Of course, many self-described followers of those religions don’t lift a finger to do what their religions tell them to do for the disadvantaged. But at least they are told that they should. The key takeaway is that despite broad adoption of liberal and tolerant and environmentalist values within the Pagan community, our paths don’t demand anything of us but to try not to hurt anything. Not the faintest whisper of a suggestion that being a good Pagan necessarily means an expectation that we will try to make things better for our fellow humans and our fellow creatures.

Compounding this, I believe, is the propensity on the part of some Pagans to view non-Pagans with condescension. Why would we feel the need to care for “Muggles”, for squares and straights and…worst of all…Christians?

I understand that minorities sometimes compensate for feeling like outsiders and subject to discrimination by expressing similar sentiments about the majority. It’s human, and probably to some degree inevitable.

But we are all here on this Sacred Earth together. As humans, we have responsibility for one another. And our moral precepts should tell us so.

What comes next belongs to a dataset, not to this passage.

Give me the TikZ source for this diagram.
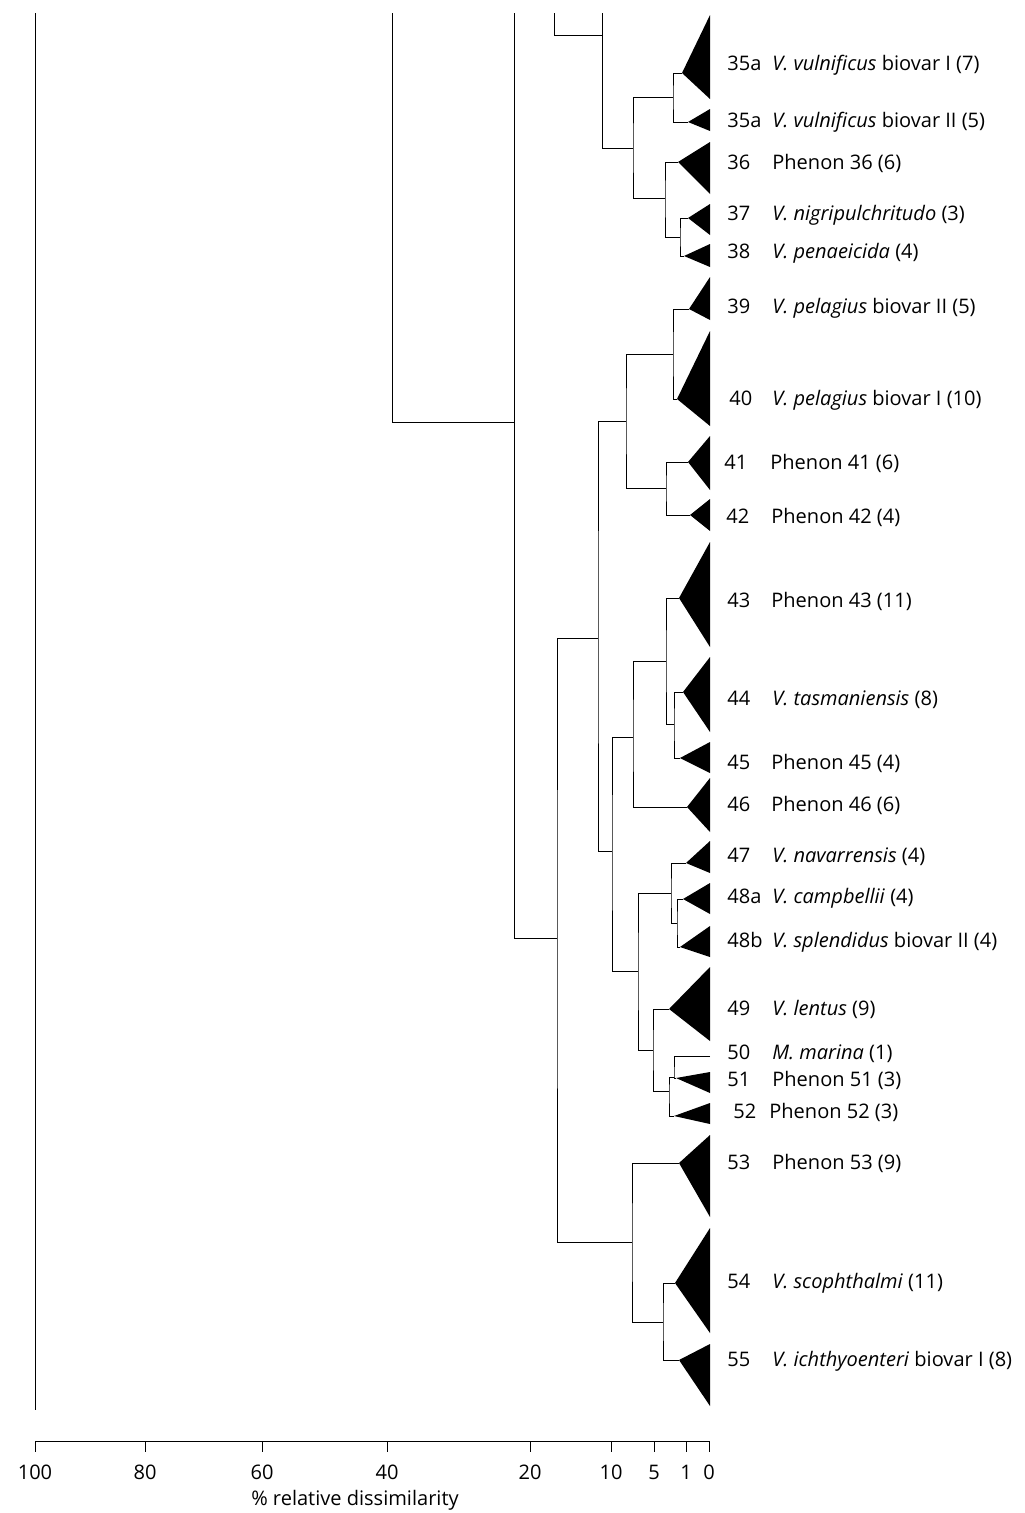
\documentclass[tikz,border=0pt]{standalone}
\usepackage{fontspec}
\setmainfont{Open Sans}
\usepackage{tikz}

\begin{document}
\begin{tikzpicture}[x=0.2mm,y=-0.2mm,
    branch/.style={line width=0.5pt},
    clade/.style={fill=black},
    num/.style={anchor=base west,inner sep=0pt},
    taxon/.style={anchor=base west,inner sep=0pt},
    ticklab/.style={anchor=base,inner sep=0pt}]
  \fontsize{11.4}{13}\selectfont
  \useasboundingbox (0,0) rectangle (1024,1513);

  \coordinate (t0) at (35,13);
  \coordinate (b0) at (35,1410);
  \coordinate (t3) at (392,13);
  \coordinate (t4) at (514,13);
  \coordinate (t1) at (554,13);
  \coordinate (t2) at (602,13);
  \coordinate (k35) at (602,35);
  \coordinate (k422) at (514,422);

  \coordinate (n1) at (633,148);
  \coordinate (n2) at (673,97);
  \coordinate (n3) at (665,198);
  \coordinate (n4) at (680,237);
  \coordinate (n6) at (557,938);
  \coordinate (n7) at (598,638);
  \coordinate (n8) at (632,1242);
  \coordinate (n9) at (626,421);
  \coordinate (n10) at (612,851);
  \coordinate (n11) at (673,354);
  \coordinate (n12) at (666,488);
  \coordinate (n13) at (633,737);
  \coordinate (n14) at (638,971);
  \coordinate (n15) at (666,661);
  \coordinate (n16) at (674,724);
  \coordinate (n17) at (671,893);
  \coordinate (n18) at (653,1050);
  \coordinate (n19) at (677,923);
  \coordinate (n20) at (669,1091);
  \coordinate (n21) at (674,1077);
  \coordinate (n22) at (663,1322);

  \coordinate (c35i) at (682,73);
  \coordinate (c35ii) at (688,122);
  \coordinate (c36) at (678,162);
  \coordinate (c37) at (688,218);
  \coordinate (c38) at (684,256);
  \coordinate (c39) at (689,309);
  \coordinate (c40) at (677,399);
  \coordinate (c41) at (688,462);
  \coordinate (c42) at (690,515);
  \coordinate (c43) at (679,598);
  \coordinate (c44) at (683,692);
  \coordinate (c45) at (680,758);
  \coordinate (c46) at (687,807);
  \coordinate (c47) at (686,863);
  \coordinate (c48a) at (683,899);
  \coordinate (c48b) at (680,947);
  \coordinate (c49) at (669,1009);
  \coordinate (c50) at (710,1056);
  \coordinate (c51) at (676,1078);
  \coordinate (c52) at (674,1116);
  \coordinate (c53) at (679,1163);
  \coordinate (c54) at (675,1283);
  \coordinate (c55) at (679,1360);

  \fill[clade] (c35i) -- (710,15) -- (710,99) -- cycle;
  \fill[clade] (c35ii) -- (710,109) -- (710,131) -- cycle;
  \fill[clade] (c36) -- (710,142) -- (710,194) -- cycle;
  \fill[clade] (c37) -- (710,204) -- (710,235) -- cycle;
  \fill[clade] (c38) -- (710,244) -- (710,267) -- cycle;
  \fill[clade] (c39) -- (710,277) -- (710,320) -- cycle;
  \fill[clade] (c40) -- (710,331) -- (710,426) -- cycle;
  \fill[clade] (c41) -- (710,436) -- (710,490) -- cycle;
  \fill[clade] (c42) -- (710,499) -- (710,531) -- cycle;
  \fill[clade] (c43) -- (710,542) -- (710,647) -- cycle;
  \fill[clade] (c44) -- (710,657) -- (710,732) -- cycle;
  \fill[clade] (c45) -- (710,742) -- (710,773) -- cycle;
  \fill[clade] (c46) -- (710,778) -- (710,832) -- cycle;
  \fill[clade] (c47) -- (710,841) -- (710,873) -- cycle;
  \fill[clade] (c48a) -- (710,883) -- (710,914) -- cycle;
  \fill[clade] (c48b) -- (710,926) -- (710,957) -- cycle;
  \fill[clade] (c49) -- (710,967) -- (710,1041) -- cycle;
  \fill[clade] (c51) -- (710,1072) -- (710,1093) -- cycle;
  \fill[clade] (c52) -- (710,1103) -- (710,1124) -- cycle;
  \fill[clade] (c53) -- (710,1135) -- (710,1217) -- cycle;
  \fill[clade] (c54) -- (710,1228) -- (710,1333) -- cycle;
  \fill[clade] (c55) -- (710,1344) -- (710,1406) -- cycle;

  \draw[branch] (t0) -- (b0);
  \draw[branch] (t3) |- (k422);
  \draw[branch] (t4) |- (n6);
  \draw[branch] (t1) |- (k35);
  \draw[branch] (t2) |- (n1);
  \draw[branch] (n2) -| (n1) |- (n3);
  \draw[branch] (c35i) -| (n2) |- (c35ii);
  \draw[branch] (c36) -| (n3) |- (n4);
  \draw[branch] (c37) -| (n4) |- (c38);
  \draw[branch] (n7) -| (n6) |- (n8);
  \draw[branch] (n9) -| (n7) |- (n10);
  \draw[branch] (n11) -| (n9) |- (n12);
  \draw[branch] (c39) -| (n11) |- (c40);
  \draw[branch] (c41) -| (n12) |- (c42);
  \draw[branch] (n13) -| (n10) |- (n14);
  \draw[branch] (n15) -| (n13) |- (c46);
  \draw[branch] (c43) -| (n15) |- (n16);
  \draw[branch] (c44) -| (n16) |- (c45);
  \draw[branch] (n17) -| (n14) |- (n18);
  \draw[branch] (c47) -| (n17) |- (n19);
  \draw[branch] (c48a) -| (n19) |- (c48b);
  \draw[branch] (c49) -| (n18) |- (n20);
  \draw[branch] (n21) -| (n20) |- (c52);
  \draw[branch] (c50) -| (n21) |- (c51);
  \draw[branch] (c53) -| (n8) |- (n22);
  \draw[branch] (c54) -| (n22) |- (c55);

  \node[num] (l35i) at (727,70) {35a};
  \node[taxon] (s35i) at (772,70) {\textit{V. vulnificus} biovar I (7)};
  \node[num] (l35ii) at (727,127) {35a};
  \node[taxon] (s35ii) at (772,127) {\textit{V. vulnificus} biovar II (5)};
  \node[num] (l36) at (727,169) {36};
  \node[taxon] (s36) at (772,169) {Phenon 36 (6)};
  \node[num] (l37) at (727,220) {37};
  \node[taxon] (s37) at (772,220) {\textit{V. nigripulchritudo} (3)};
  \node[num] (l38) at (727,258) {38};
  \node[taxon] (s38) at (772,258) {\textit{V. penaeicida} (4)};
  \node[num] (l39) at (727,313) {39};
  \node[taxon] (s39) at (772,313) {\textit{V. pelagius} biovar II (5)};
  \node[num] (l40) at (729,405) {40};
  \node[taxon] (s40) at (772,405) {\textit{V. pelagius} biovar I (10)};
  \node[num] (l41) at (724,469) {41};
  \node[taxon] (s41) at (770,469) {Phenon 41 (6)};
  \node[num] (l42) at (726,523) {42};
  \node[taxon] (s42) at (771,523) {Phenon 42 (4)};
  \node[num] (l43) at (727,607) {43};
  \node[taxon] (s43) at (771,607) {Phenon 43 (11)};
  \node[num] (l44) at (727,705) {44};
  \node[taxon] (s44) at (772,705) {\textit{V. tasmaniensis} (8)};
  \node[num] (l45) at (727,769) {45};
  \node[taxon] (s45) at (771,769) {Phenon 45 (4)};
  \node[num] (l46) at (727,811) {46};
  \node[taxon] (s46) at (771,811) {Phenon 46 (6)};
  \node[num] (l47) at (727,862) {47};
  \node[taxon] (s47) at (772,862) {\textit{V. navarrensis} (4)};
  \node[num] (l48a) at (727,903) {48a};
  \node[taxon] (s48a) at (772,903) {\textit{V. campbellii} (4)};
  \node[num] (l48b) at (727,947) {48b};
  \node[taxon] (s48b) at (772,947) {\textit{V. splendidus} biovar II (4)};
  \node[num] (l49) at (727,1015) {49};
  \node[taxon] (s49) at (772,1015) {\textit{V. lentus} (9)};
  \node[num] (l50) at (727,1059) {50};
  \node[taxon] (s50) at (772,1059) {\textit{M. marina} (1)};
  \node[num] (l51) at (727,1086) {51};
  \node[taxon] (s51) at (772,1086) {Phenon 51 (3)};
  \node[num] (l52) at (733,1118) {52};
  \node[taxon] (s52) at (769,1118) {Phenon 52 (3)};
  \node[num] (l53) at (727,1169) {53};
  \node[taxon] (s53) at (772,1169) {Phenon 53 (9)};
  \node[num] (l54) at (727,1288) {54};
  \node[taxon] (s54) at (772,1288) {\textit{V. scophthalmi} (11)};
  \node[num] (l55) at (727,1366) {55};
  \node[taxon] (s55) at (772,1366) {\textit{V. ichthyoenteri} biovar I (8)};

  \coordinate (a100) at (35,1441);
  \coordinate (a0) at (709,1441);
  \draw[branch] (a100) -- (a0);
  \foreach \x/\l in {35/100,145/80,262/60,387/40,530/20,611/10,654/5,686/1,709/0} {
    \draw[branch] (\x,1441) -- (\x,1452);
    \node[ticklab] (tk\l) at (\x,1479) {\l};
  }
  \node[anchor=base] (axtitle) at (355,1505) {\% relative dissimilarity};
\end{tikzpicture}
\end{document}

I wrote awhile back on why I believe Atheopaganism is inherently political.  I believe that the times we live in and our values as naturalistic Earth-reverers naturally and inevitably obligate us to do what we can to make our world a better place. To promulgate kindness and environmental responsibility, and to practice it ourselves.

Pagans tend not to want to be told what to do. Even more so than most folks. In fact, many of them are so vehemently opposed to it that the very idea of a community ethic of good works would be viewed as authoritarian and “oppressive”.

To that I say: please look around you, and then step up.

Everyone on this planet has both a social and an environmental impact. If ours is truly a better way, it is not unreasonable that we expect ourselves pro-actively to see our values made manifest in the world, whether that be sexual, racial, ethnic and gender egalitarianism or care for and uplifting of the downtrodden or biological diversity and reduction of pollution.

Let us make the world as we wish for it to be, not merely try to minimize the damage we cause. Let us be seen for how we conduct ourselves in the world, with how we treat the most vulnerable among us. The Abrahamic obsession with what adherents believe is not ours; let us rather assess ourselves on the basis of what we do.

And let us do much, more more than simply try to avoid causing harm. Because in days like these, that is not nearly enough.